━━━━━ Stored data ━━━━━
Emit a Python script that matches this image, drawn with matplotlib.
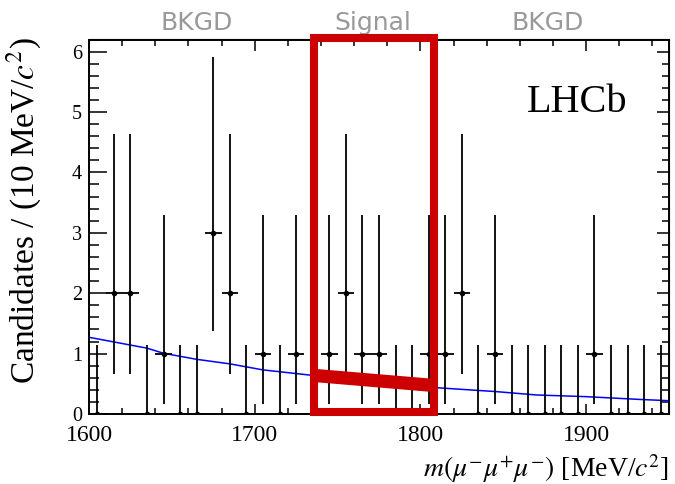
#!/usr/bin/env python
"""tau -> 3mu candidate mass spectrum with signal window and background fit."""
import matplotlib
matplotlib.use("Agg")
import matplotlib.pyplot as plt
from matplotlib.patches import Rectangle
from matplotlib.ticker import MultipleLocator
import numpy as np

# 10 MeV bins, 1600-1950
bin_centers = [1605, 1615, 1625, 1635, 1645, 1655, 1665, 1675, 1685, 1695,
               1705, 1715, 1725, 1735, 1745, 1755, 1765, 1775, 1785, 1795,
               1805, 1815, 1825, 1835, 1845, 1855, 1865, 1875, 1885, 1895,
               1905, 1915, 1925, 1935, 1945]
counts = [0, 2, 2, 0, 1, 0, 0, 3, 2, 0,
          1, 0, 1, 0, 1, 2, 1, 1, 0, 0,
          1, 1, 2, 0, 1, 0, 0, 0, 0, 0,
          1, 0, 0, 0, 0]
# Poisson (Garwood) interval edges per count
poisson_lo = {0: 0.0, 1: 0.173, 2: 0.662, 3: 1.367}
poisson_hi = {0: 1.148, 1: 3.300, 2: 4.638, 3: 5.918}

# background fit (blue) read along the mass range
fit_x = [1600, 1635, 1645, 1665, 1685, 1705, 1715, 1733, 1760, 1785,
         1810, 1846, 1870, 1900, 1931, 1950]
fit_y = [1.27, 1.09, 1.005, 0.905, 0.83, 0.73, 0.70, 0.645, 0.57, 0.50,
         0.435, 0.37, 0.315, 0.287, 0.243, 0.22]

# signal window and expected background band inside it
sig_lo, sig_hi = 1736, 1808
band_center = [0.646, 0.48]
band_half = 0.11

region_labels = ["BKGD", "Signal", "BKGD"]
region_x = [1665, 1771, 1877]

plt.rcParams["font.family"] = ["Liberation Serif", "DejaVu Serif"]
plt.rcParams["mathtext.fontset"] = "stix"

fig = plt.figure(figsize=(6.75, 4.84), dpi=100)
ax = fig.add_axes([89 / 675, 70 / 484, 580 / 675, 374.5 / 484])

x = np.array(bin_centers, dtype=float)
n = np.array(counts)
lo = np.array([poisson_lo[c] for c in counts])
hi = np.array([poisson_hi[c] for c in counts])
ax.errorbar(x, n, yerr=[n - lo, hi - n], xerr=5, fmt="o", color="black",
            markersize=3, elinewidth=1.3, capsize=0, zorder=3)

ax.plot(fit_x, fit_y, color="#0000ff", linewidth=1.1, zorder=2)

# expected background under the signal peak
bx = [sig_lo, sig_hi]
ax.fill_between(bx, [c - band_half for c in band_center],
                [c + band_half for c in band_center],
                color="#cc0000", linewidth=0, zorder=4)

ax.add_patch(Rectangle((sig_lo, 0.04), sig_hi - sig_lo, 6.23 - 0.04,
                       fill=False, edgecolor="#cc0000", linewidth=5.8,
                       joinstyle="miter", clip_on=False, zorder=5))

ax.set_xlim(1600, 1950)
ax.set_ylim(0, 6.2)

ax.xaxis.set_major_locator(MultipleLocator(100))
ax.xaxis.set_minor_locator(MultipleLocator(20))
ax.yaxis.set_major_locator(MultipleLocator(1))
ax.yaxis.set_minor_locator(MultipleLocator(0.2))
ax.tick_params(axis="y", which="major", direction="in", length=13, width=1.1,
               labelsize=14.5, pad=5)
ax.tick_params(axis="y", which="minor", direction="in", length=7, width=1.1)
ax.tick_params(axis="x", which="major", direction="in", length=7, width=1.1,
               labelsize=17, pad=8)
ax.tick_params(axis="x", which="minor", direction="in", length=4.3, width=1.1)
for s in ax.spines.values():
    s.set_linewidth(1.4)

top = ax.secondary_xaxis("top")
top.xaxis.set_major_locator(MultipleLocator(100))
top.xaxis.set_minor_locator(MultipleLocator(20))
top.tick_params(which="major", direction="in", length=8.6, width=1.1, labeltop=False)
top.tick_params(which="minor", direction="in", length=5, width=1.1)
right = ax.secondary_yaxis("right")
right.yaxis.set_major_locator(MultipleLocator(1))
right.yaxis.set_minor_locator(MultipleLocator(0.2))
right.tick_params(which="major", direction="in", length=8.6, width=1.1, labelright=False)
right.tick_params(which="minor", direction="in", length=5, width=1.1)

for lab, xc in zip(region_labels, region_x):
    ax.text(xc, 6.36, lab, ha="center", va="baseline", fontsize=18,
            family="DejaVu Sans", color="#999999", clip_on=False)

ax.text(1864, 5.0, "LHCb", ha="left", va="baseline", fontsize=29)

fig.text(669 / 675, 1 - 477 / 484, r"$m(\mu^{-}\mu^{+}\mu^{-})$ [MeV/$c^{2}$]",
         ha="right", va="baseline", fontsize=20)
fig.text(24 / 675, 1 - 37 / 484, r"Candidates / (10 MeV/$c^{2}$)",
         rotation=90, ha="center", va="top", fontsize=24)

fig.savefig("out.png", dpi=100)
━━━━━
- Task brief -
Write only the number of lines in the data above that include "matplotlib".

- Exercise solution -
6